Call for Papers: PhD Seminar Series in IPS (2019/2020)

Call for Papers

PhD Seminar Series in International Political Sociology (2019/2020)

Organised by the research group Doing IPS and PhD students in the Department of War Studies at King’s College London, the School of Politics and International Relations/School of Law at Queen Mary University of London, and the Department of International Relations at London School of Economics.

Building on the success of our first IPS PhD seminar series in International Political Sociology (IPS) from May 2018 to May 2019, the organising committee is pleased to share the call for papers for a second IPS PhD seminar series which is due to start in June 2019. The series is made up of monthly student-led seminars jointly organised through KCL, QMUL, and LSE. It seeks to introduce PhD students from various disciplines to the ongoing research on IPS. It is aimed at PhD students in international relations, human geography, political science, political economy, history, sociology, the humanities, law, anthropology and other relevant disciplines whose research uses concepts, tools and methods from the growing literature on IPS.

Participants will take part in 10-12 seminars over 12 months. They have the chance to present their work-in-progress on/in IPS to PhD colleagues and senior academics from universities across London and the UK who work within the realm of IPS. In addition, it gives them an overview of the contemporary research in the field as they attend the presentations of the other participants. Last, it gives participants an opportunity to network with academics and students in their field of interest, opening doors for further intellectual discussions and research collaborations. Our first seminar series has built many interdisciplinary and cross-institutional links with PhD students and faculty across the UK. In addition to our regular seminars, we have organised special events around IPS topics and debates, including roundtables on historical sociology and IPS, reflexive sociology and international law, and IPS and law. We plan to continue this tradition during the second year of the seminar series.

Programme
The series runs over a period of 10-12 months, usually meeting once a month on a Friday. The exact time will be determined based on the preferences of the accepted participants. In each two-hour seminar, two participants will present work-in-progress (thesis chapter, book chapter, journal manuscript) to the group and invite a senior academic as discussant. The discussion will be followed by questions and answers with the audience. Each participant is allocated one hour, and all participants are expected to have read the papers in advance. Presenters are encouraged to invite their supervisors and colleagues interested in their work. The seminars will rotate between the three host institutions.

How to apply
The seminar series aims to recruit 20 participants to present their work. We aspire for both institutional and disciplinary diversity. It is expected that participants attend the majority of seminars and that their work speaks directly to IPS. To be considered for the seminar series, please send an email to gp@qmul.ac.uk with the following information:

a) A tentative title and 250-word abstract of the work-in-progress that you wish to present, indicating how it speaks to IPS;
b) A short bio (name, institutional affiliation, the year of your PhD, general academic interests); and
c) An indication of any time constraints (such as fieldwork or trips) that might limit your availability to participate in the seminar series throughout the year.

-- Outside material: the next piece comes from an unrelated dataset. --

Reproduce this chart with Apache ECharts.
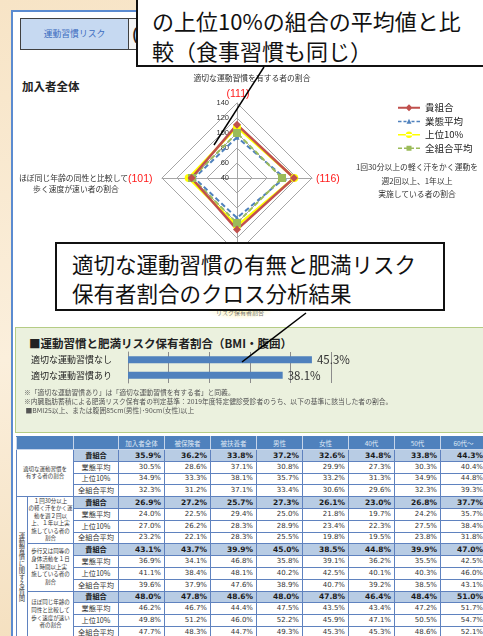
<!DOCTYPE html>
<html>
<head>
<meta charset="utf-8">
<script src="https://cdn.jsdelivr.net/npm/echarts@6/dist/echarts.min.js"></script>
<style>
html, body { margin: 0; padding: 0; }
body {
    width: 483px; height: 636px; overflow: hidden; position: relative;
    background: linear-gradient(170deg, #f7e4c6 0%, #fbefdc 50%, #f3dcb8 100%);
    font-family: 'Noto Sans CJK JP', sans-serif; color: #222;
}
.abs { position: absolute; }
#panel { left: 11px; top: 10px; width: 480px; height: 640px; background: #fff; border-left: 2px solid #5b8bd0; border-top: 2px solid #5b8bd0; }
.tab { top: 18px; height: 32px; box-sizing: border-box; border: 1px solid #404040; }
#tab1 { left: 20px; width: 109px; background: #c6d9f1; color: #3c6cc0; font-size: 8.8px; line-height: 30px; text-align: center; }
#tab2 { left: 128px; width: 70px; background: #f4f4f4; font-size: 15px; font-weight: bold; line-height: 30px; padding-left: 3px; }
.callout { box-sizing: border-box; border: 2px solid #111; background: #fff; color: #111; }
#call1 { left: 136px; top: -3px; width: 360px; height: 70px; font-size: 22px; line-height: 30px; padding: 6px 0 0 14px; }
#call2 { left: 55px; top: 242px; width: 390px; height: 69px; font-size: 21.5px; line-height: 29px; padding: 4.5px 0 0 15px; }
#whole { left: 22px; top: 77px; font-size: 11.5px; font-weight: bold; line-height: 18px; }
.lbl { font-size: 7.8px; line-height: 12px; color: #333; white-space: nowrap; }
.red { font-family: 'Liberation Sans', sans-serif; font-size: 10.5px; line-height: 14px; color: #ff1a1a; }
#green { left: 15px; top: 327px; width: 480px; height: 106px; box-sizing: border-box; background: #ebf1de; border: 1px solid #b5cc85; }
#barTitle { left: 29px; top: 334px; font-size: 11.5px; font-weight: bold; line-height: 18px; white-space: nowrap; }
#notes { left: 24px; top: 387.5px; font-size: 6.8px; line-height: 9px; color: #555; white-space: nowrap; }
#risk { left: 205px; top: 298px; width: 70px; height: 22px; background: radial-gradient(ellipse at center, rgba(255,238,140,0.7) 0%, rgba(255,245,190,0) 70%); font-size: 6px; color: #777; text-align: center; line-height: 30px; }
#tbl { left: 16px; top: 436px; border-collapse: collapse; table-layout: fixed; width: 470px; }
#tbl td, #tbl th { border: 1px solid #5f82bf; padding: 0; overflow: hidden; white-space: nowrap; box-sizing: border-box; }
#tbl tr { height: 11.8px; }
#tbl td { height: 11.8px; line-height: 9px; }
#tbl tr.hd, #tbl th { height: 13px; }
#tbl th { background: #4f81bd; color: #dfe8f4; font-weight: normal; font-size: 6.5px; line-height: 10px; border-color: #c7d5ea; border-top-color: #4f81bd; }
#tbl td.v { text-align: right; padding-right: 3px; font-family: 'DejaVu Sans', sans-serif; font-size: 7px; color: #333; }
#tbl td.rl { text-align: center; font-size: 7.2px; color: #333; }
#tbl tr.own td.v, #tbl tr.own td.rl { background: #b8cce4; font-weight: bold; color: #1a1a1a; }
#tbl tr.own td.v { font-size: 7.5px; }
#tbl td.grp { text-align: center; font-size: 5.5px; line-height: 7.6px; color: #333; height: auto; }
#tbl td.vert { writing-mode: vertical-rl; text-align: center; font-size: 6.3px; line-height: 9px; letter-spacing: 0.8px; color: #333; height: auto; }
</style>
</head>
<body>
<div id="panel" class="abs"></div>
<div id="tab1" class="abs tab">運動習慣リスク</div>
<div id="tab2" class="abs tab">(</div>
<div id="whole" class="abs">加入者全体</div>
<div id="radar" class="abs" style="left:0;top:60px;width:483px;height:200px;"></div>
<div id="radarLabels"></div>
<div id="risk" class="abs">リスク保有者割合</div>
<div id="green" class="abs"></div>
<div id="barTitle" class="abs">■運動習慣と肥満リスク保有者割合（BMI・腹囲）</div>
<div id="bar" class="abs" style="left:0;top:340px;width:483px;height:50px;"></div>
<div id="notes" class="abs">※「適切な運動習慣あり」は「適切な運動習慣を有する者」と同義。<br>※内臓脂肪蓄積による肥満リスク保有者の判定基準：2019年度特定健診受診者のうち、以下の基準に該当した者の割合。<br>&nbsp;■BMI25以上、または腹囲85cm(男性)･90cm(女性)以上</div>
<table id="tbl" class="abs"></table>
<div id="call1" class="abs callout">の上位10%の組合の平均値と比<br>較（食事習慣も同じ）</div>
<div id="call2" class="abs callout">適切な運動習慣の有無と肥満リスク<br>保有者割合のクロス分析結果</div>
<svg class="abs" style="left:0;top:0" width="483" height="636">
    <line x1="264" y1="67" x2="214" y2="145" stroke="#000" stroke-width="1.5"/>
    <line x1="306" y1="313" x2="242" y2="362" stroke="#000" stroke-width="1.5"/>
</svg>
<script>
// レーダー：全組合平均=100 とした指数（上→左→下→右）
const radarAxes = [
    '適切な運動習慣を有する者の割合',
    'ほぼ同じ年齢の同性と比較して歩く速度が速い者の割合',
    '歩行又は同等の身体活動を1日1時間以上実施している者の割合',
    '1回30分以上の軽く汗をかく運動を週2回以上、1年以上実施している者の割合'
]
const seriesNames = ['貴組合', '業態平均', '上位10%', '全組合平均']
const ownIndex = [111.1, 100.6, 108.8, 115.9]
const industryIndex = [94.4, 96.9, 93.2, 103.4]
const top10Index = [108.0, 104.4, 103.8, 116.4]
const allIndex = [100, 100, 100, 100]
const radarTicks = [40, 140]

// 棒グラフ
const barCategories = ['適切な運動習慣なし', '適切な運動習慣あり']
const barValues = [45.3, 38.1]

// 表
const tableColumns = ['加入者全体', '被保険者', '被扶養者', '男性', '女性', '40代', '50代', '60代〜']
const tableRowLabels = ['貴組合', '業態平均', '上位10%', '全組合平均']
const tableQuestions = [
    '適切な運動習慣を<br>有する者の割合',
    '１回30分以上<br>の軽く汗をかく運<br>動を週２回以<br>上、１年以上実<br>施している者の<br>割合',
    '歩行又は同等の<br>身体活動を１日<br>１時間以上実<br>施している者の<br>割合',
    'ほぼ同じ年齢の<br>同性と比較して<br>歩く速度が速い<br>者の割合'
]
const tableQ1 = [
    [35.9, 36.2, 33.8, 37.2, 32.6, 34.8, 33.8, 44.3],
    [30.5, 28.6, 37.1, 30.8, 29.9, 27.3, 30.3, 40.4],
    [34.9, 33.3, 38.1, 35.7, 33.2, 31.3, 34.9, 44.8],
    [32.3, 31.2, 37.1, 33.4, 30.6, 29.6, 32.3, 39.3]
]
const tableQ2 = [
    [26.9, 27.2, 25.7, 27.3, 26.1, 23.0, 26.8, 37.7],
    [24.0, 22.5, 29.4, 25.0, 21.8, 19.7, 24.2, 35.7],
    [27.0, 26.2, 28.3, 28.9, 23.4, 22.3, 27.5, 38.4],
    [23.2, 22.1, 28.3, 25.5, 19.8, 19.5, 23.8, 31.8]
]
const tableQ3 = [
    [43.1, 43.7, 39.9, 45.0, 38.5, 44.8, 39.9, 47.0],
    [36.9, 34.1, 46.8, 35.8, 39.1, 36.2, 35.5, 42.5],
    [41.1, 38.4, 48.1, 40.2, 42.5, 40.1, 40.3, 46.0],
    [39.6, 37.9, 47.6, 38.9, 40.7, 39.2, 38.5, 43.1]
]
const tableQ4 = [
    [48.0, 47.8, 48.6, 48.0, 47.8, 46.4, 48.4, 51.0],
    [46.2, 46.7, 44.4, 47.5, 43.5, 43.4, 47.2, 51.7],
    [49.8, 51.2, 46.0, 52.2, 45.9, 47.1, 50.5, 54.7],
    [47.7, 48.3, 44.7, 49.3, 45.3, 45.3, 48.6, 52.1]
]

// 凡例アイコン（線＋マーカー）
const legendIcons = [
    'path://M0,3.2H22V5.2H0Z M7.5,4.2L11,0.7L14.5,4.2L11,7.7Z',
    'path://M0,3.5H3.5V5H0Z M5.5,3.5H8.5V5H5.5Z M8.5,6.5L11,1.5L13.5,6.5Z M13.5,3.5H16.5V5H13.5Z M18.5,3.5H22V5H18.5Z',
    'path://M0,3.4H22V5H0Z M7.8,4.2a3.2,3.2 0 1,0 6.4,0a3.2,3.2 0 1,0 -6.4,0Z',
    'path://M0,3.5H4V5H0Z M6,3.5H8.5V5H6Z M8.5,1.7H13.5V6.7H8.5Z M13.5,3.5H16V5H13.5Z M18,3.5H22V5H18Z'
]
const seriesStyles = {
    '貴組合': { color: '#c0504d', symbol: 'diamond', size: 8, width: 2.5, type: 'solid' },
    '業態平均': { color: '#4f81bd', symbol: 'triangle', size: 5, width: 2, type: [5, 3] },
    '上位10%': { color: '#ffff00', symbol: 'circle', size: 8, width: 2.5, type: 'solid' },
    '全組合平均': { color: '#9bbb59', symbol: 'rect', size: 8, width: 2, type: [5, 3] }
}
const seriesValues = {
    '貴組合': ownIndex, '業態平均': industryIndex, '上位10%': top10Index, '全組合平均': allIndex
}

const radarChart = echarts.init(document.getElementById('radar'))
radarChart.setOption({
    textStyle: { fontFamily: 'Noto Sans CJK JP' },
    legend: {
        orient: 'vertical',
        left: 393,
        top: 38,
        itemWidth: 22,
        itemHeight: 8,
        itemGap: 4,
        textStyle: { fontSize: 9.5, color: '#222' },
        data: seriesNames.map((n, i) => ({ name: n, icon: legendIcons[i] }))
    },
    radar: {
        center: [237, 118],
        radius: 75,
        startAngle: 90,
        splitNumber: 5,
        shape: 'polygon',
        axisName: { show: false },
        axisLine: { lineStyle: { color: '#a6a6a6' } },
        splitLine: { lineStyle: { color: '#a6a6a6' } },
        splitArea: { show: false },
        axisTick: { show: false },
        axisLabel: { show: false, fontSize: 7.5, color: '#333', fontFamily: 'Liberation Sans' },
        indicator: radarAxes.map((n, i) => {
            const ind = { name: n, min: radarTicks[0], max: radarTicks[1] }
            if (i === 0) ind.axisLabel = { show: true }
            return ind
        })
    },
    series: [{
        type: 'radar',
        data: ['業態平均', '上位10%', '全組合平均', '貴組合'].map(n => {
            const s = seriesStyles[n]
            return {
                name: n,
                value: seriesValues[n],
                symbol: s.symbol,
                symbolSize: s.size,
                itemStyle: { color: s.color },
                lineStyle: { color: s.color, width: s.width, type: s.type }
            }
        })
    }]
})

// レーダー周りの文字
const labelsHtml = [
    `<div class="abs lbl" style="left:152px;top:72px;width:200px;text-align:center">${radarAxes[0]}</div>`,
    `<div class="abs red" style="left:213px;top:86px;width:50px;text-align:center">(${Math.round(ownIndex[0])})</div>`,
    `<div class="abs lbl" style="left:0;top:172px;width:128px;text-align:right">ほぼ同じ年齢の同性と比較して</div>`,
    `<div class="abs lbl" style="left:26px;top:183px;width:100px;text-align:center">歩く速度が速い者の割合</div>`,
    `<div class="abs red" style="left:128px;top:171px">(${Math.round(ownIndex[1])})</div>`,
    `<div class="abs red" style="left:316px;top:171px">(${Math.round(ownIndex[3])})</div>`,
    `<div class="abs lbl" style="left:352px;top:160px;width:130px;text-align:center;line-height:13.5px">1回30分以上の軽く汗をかく運動を<br>週2回以上、1年以上<br>実施している者の割合</div>`
]
document.getElementById('radarLabels').innerHTML = labelsHtml.join('')

const barChart = echarts.init(document.getElementById('bar'))
barChart.setOption({
    textStyle: { fontFamily: 'Noto Sans CJK JP' },
    grid: { left: 128, right: 152, top: 12, height: 31 },
    xAxis: {
        type: 'value', min: 0, max: 50, interval: 10,
        axisLabel: { show: false },
        axisLine: { show: false },
        axisTick: { show: false },
        splitLine: { lineStyle: { color: '#8c8c8c' } }
    },
    yAxis: {
        type: 'category',
        inverse: true,
        data: barCategories,
        axisTick: { show: false },
        axisLine: { lineStyle: { color: '#8c8c8c' } },
        axisLabel: { fontSize: 9, color: '#222', margin: 16 }
    },
    series: [{
        type: 'bar',
        data: barValues,
        barWidth: 7,
        itemStyle: { color: '#4f81bd' },
        label: { show: true, position: 'right', distance: 5, formatter: '{c}%', fontSize: 11.5, color: '#333' }
    }]
})

// 表の組み立て
const tableData = [tableQ1, tableQ2, tableQ3, tableQ4]
let html = '<colgroup><col style="width:11px"><col style="width:46px"><col style="width:45px">' +
    tableColumns.map(() => '<col style="width:46px">').join('') + '</colgroup>'
html += '<tr class="hd"><th colspan="2"></th><th></th>' + tableColumns.map(c => `<th>${c}</th>`).join('') + '</tr>'
tableData.forEach((rows, g) => {
    rows.forEach((vals, r) => {
        let tr = `<tr class="${r === 0 ? 'own' : ''}">`
        if (r === 0) {
            if (g === 0) tr += `<td class="grp" colspan="2" rowspan="4">${tableQuestions[g]}</td>`
            else {
                if (g === 1) tr += '<td class="vert" rowspan="12">運動習慣に関する質問</td>'
                tr += `<td class="grp" rowspan="4">${tableQuestions[g]}</td>`
            }
        }
        tr += `<td class="rl">${tableRowLabels[r]}</td>`
        tr += vals.map(v => `<td class="v">${v.toFixed(1)}%</td>`).join('')
        html += tr + '</tr>'
    })
})
document.getElementById('tbl').innerHTML = html
</script>
</body>
</html>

The deadline for applications is Friday, 5 April 2019. Notifications of acceptance will be sent by mid-April. An introductory meeting will be held on 24 May at Queen Mary which will give new recruits a chance to meet presenters from the previous seminar series and find out more about IPS and the seminars. Please email gp@qmul.ac.uk if you have any questions or queries.

Doctoral student organisers
• Alvina Hoffmann, Department of War Studies, King’s College London.
• Hesham Shafick, School of Politics and International Relations, Queen Mary University of London.
• Katharine Weatherhead, Department of Law, Queen Mary University of London.
• Alice Engelhard, Department of International Relations, School of Economics.
• Catherine Hirst, Department of International Relations, London School of Economics.
• Enrike van Wingerden, Department of International Relations, London School of Economics.

Senior academic organisers
• Audrey Alejandro, Assistant Professor of Qualitative Text Analysis, Department of Methodology, London School of Economics.
• Jef Huysmans, Professor of International Politics, School of Politics and International Relations, Queen Mary University of London.